Thursday, 24 November 2011
After dealing with situations like excise duty, high raw material costs and signs of recession affecting consumer buying sentiment, the depreciating rupee is the new cause for worry for the apparel industry players. Experts feel since the industry’s import component is high apparel manufacturers/brands may be forced to pass on the cost to the consumer by hiking product prices once again.

As Ajay Ramachandran, Brand Director, Van Heusen points out the rupee depreciation close on the heels of cotton price rise and excise duty, will be a big blow for them.
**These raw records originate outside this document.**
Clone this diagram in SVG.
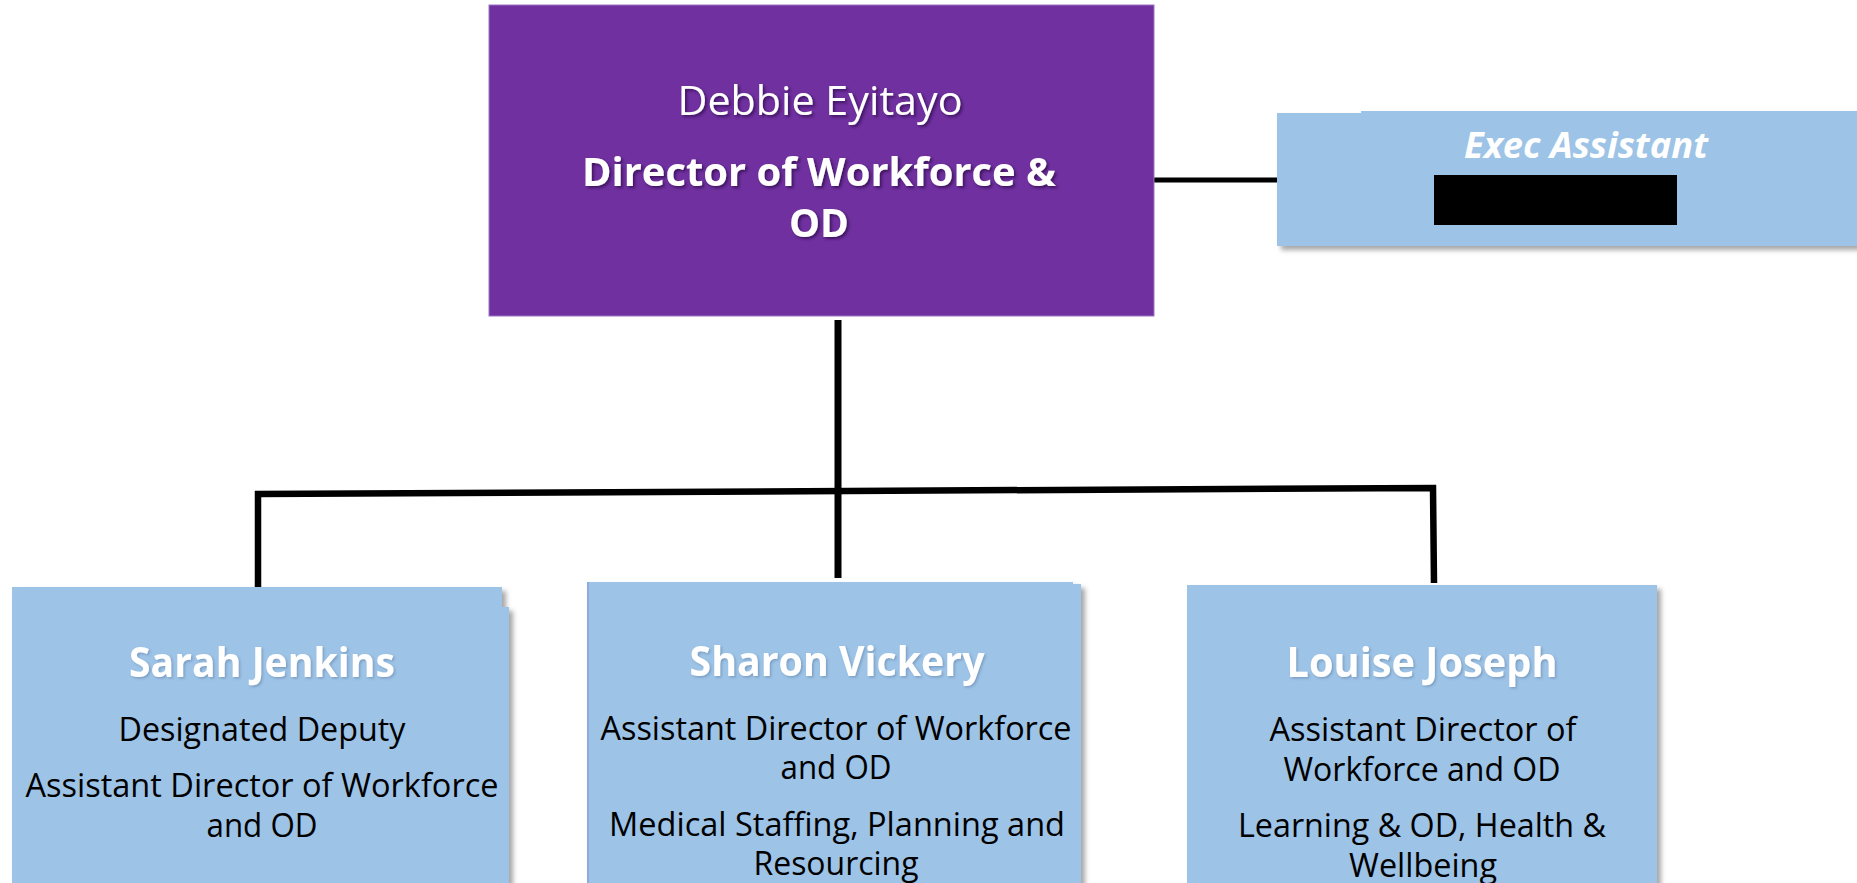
<svg xmlns="http://www.w3.org/2000/svg" width="1857" height="883" viewBox="0 0 1857 883">
<defs>
<filter id="boxShadow" x="-5%" y="-5%" width="115%" height="115%">
<feDropShadow dx="4" dy="4" stdDeviation="2.5" flood-color="#000" flood-opacity="0.35"/>
</filter>
<filter id="textShadow" x="-5%" y="-20%" width="110%" height="150%">
<feDropShadow dx="2" dy="2" stdDeviation="1.5" flood-color="#1a0030" flood-opacity="0.6"/>
</filter>
<filter id="nameShadow" x="-5%" y="-20%" width="110%" height="150%">
<feDropShadow dx="1.5" dy="1.5" stdDeviation="1.2" flood-color="#3a5a80" flood-opacity="0.35"/>
</filter>
</defs>
<style>
.blue{fill:#9DC3E6;}
.purple{fill:#7030A0;stroke:#9a72c4;stroke-width:1;}
.conn{fill:none;stroke:#000;stroke-linejoin:miter;stroke-linecap:butt;}
text{font-family:"Open Sans","Noto Sans","Liberation Sans",sans-serif;text-anchor:middle;}
.name{fill:#fff;font-weight:bold;font-size:42px;}
.body{fill:#000;font-size:32px;}
.dirName{fill:#fff;font-size:41px;}
.dirTitle{fill:#fff;font-weight:bold;font-size:40px;}
.exec{fill:#fff;font-weight:bold;font-style:italic;font-size:35px;}
</style>
<rect width="1857" height="883" fill="#fff"/>

<g id="connectors">
<line class="conn" x1="1154" y1="180" x2="1278" y2="180" stroke-width="5"/>
<line class="conn" x1="838" y1="320" x2="838" y2="578" stroke-width="7"/>
<path class="conn" d="M258,592 V494 L1433,488 L1434,583" stroke-width="6.5"/>
</g>

<g id="director">
<rect class="purple" x="489" y="5" width="665" height="311"/>
<g filter="url(#textShadow)">
<text class="dirName" x="820" y="115" textLength="285" lengthAdjust="spacingAndGlyphs">Debbie Eyitayo</text>
<text class="dirTitle" x="819" y="186" textLength="474" lengthAdjust="spacingAndGlyphs">Director of Workforce &amp;</text>
<text class="dirTitle" x="819" y="237" textLength="60" lengthAdjust="spacingAndGlyphs">OD</text>
</g>
</g>

<g id="exec-assistant">
<path class="blue" filter="url(#boxShadow)" d="M1277,113 H1361 V111 H1857 V246 H1277 Z"/>
<text class="exec" x="1586" y="158" textLength="244" lengthAdjust="spacingAndGlyphs">Exec Assistant</text>
<rect x="1434" y="175" width="243" height="50" fill="#000"/>
</g>

<g id="sarah-jenkins">
<path class="blue" filter="url(#boxShadow)" d="M12,587 H502 V607 H509 V890 H12 Z"/>
<text class="name" x="262" y="677" textLength="266" lengthAdjust="spacingAndGlyphs" filter="url(#nameShadow)">Sarah Jenkins</text>
<text class="body" x="262" y="741" textLength="287" lengthAdjust="spacingAndGlyphs">Designated Deputy</text>
<text class="body" x="262" y="797" textLength="473" lengthAdjust="spacingAndGlyphs">Assistant Director of Workforce</text>
<text class="body" x="262" y="837" textLength="111" lengthAdjust="spacingAndGlyphs">and OD</text>
</g>

<g id="sharon-vickery">
<path class="blue" filter="url(#boxShadow)" d="M587,582 H1073 V584 H1081 V890 H587 Z"/>
<line x1="588" y1="582" x2="588" y2="883" stroke="#8faadc" stroke-width="2"/>
<text class="name" x="837" y="676" textLength="295" lengthAdjust="spacingAndGlyphs" filter="url(#nameShadow)">Sharon Vickery</text>
<text class="body" x="836" y="740" textLength="471" lengthAdjust="spacingAndGlyphs">Assistant Director of Workforce</text>
<text class="body" x="836" y="779" textLength="111" lengthAdjust="spacingAndGlyphs">and OD</text>
<text class="body" x="837" y="836" textLength="456" lengthAdjust="spacingAndGlyphs">Medical Staffing, Planning and</text>
<text class="body" x="836" y="875" textLength="165" lengthAdjust="spacingAndGlyphs">Resourcing</text>
</g>

<g id="louise-joseph">
<rect class="blue" filter="url(#boxShadow)" x="1187" y="585" width="470" height="305"/>
<text class="name" x="1422" y="677" textLength="271" lengthAdjust="spacingAndGlyphs" filter="url(#nameShadow)">Louise Joseph</text>
<text class="body" x="1423" y="741" textLength="307" lengthAdjust="spacingAndGlyphs">Assistant Director of</text>
<text class="body" x="1422" y="781" textLength="277" lengthAdjust="spacingAndGlyphs">Workforce and OD</text>
<text class="body" x="1422" y="837" textLength="368" lengthAdjust="spacingAndGlyphs">Learning &amp; OD, Health &amp;</text>
<text class="body" x="1423" y="877" textLength="148" lengthAdjust="spacingAndGlyphs">Wellbeing</text>
</g>
</svg>
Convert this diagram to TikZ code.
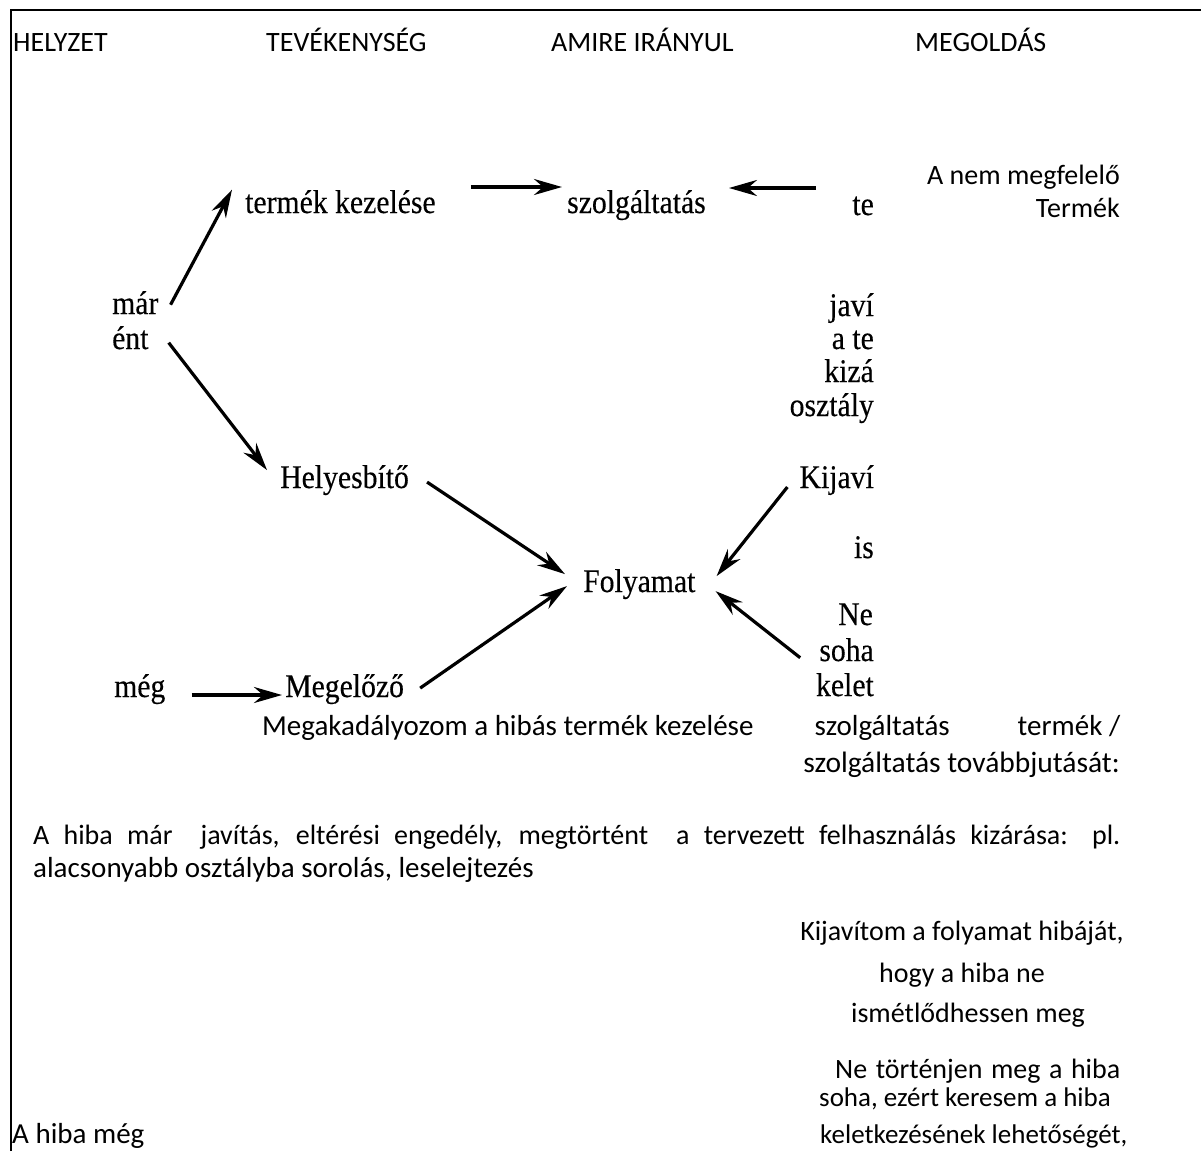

Van Heusen imports nearly 30 per cent of its fabrics (especially suit fabrics) from China, Korea and Indonesia.

In fact, bands like Van Heusen and Louis Philippe, Calvin Klein, Tommy Hilfiger, Benetton and Blackberrys, which import a lot of fabrics and garments from countries like China, Korea and Indonesia are already feeling the pressure. Louis Philippe for example, fears a “severe” impact on margins with a 10-15 per cent rise in input costs for the spring/summer merchandise next year. Arvind, the licensee of Swiss premium brand Gant, could hike prices if the situation continues till February. Unlike the other brands of Arvind, nearly 70 per cent of Gant is imported from China and Europe. J Suresh, MD, Arvind Brands says they may have to look at Rs 200 price hike for Gant.

While consumers have already faced two rounds of price hikes this year, another one will further dampen their buying sentiment. Even though the rupee depreciation has not caused any immediate impact on retailers as most had bought their current stock well in advance. However, if the situation continues most will be forced to take hard decisions on the quantity of imports and hike in retail prices. Also, they will have to step up local sourcing.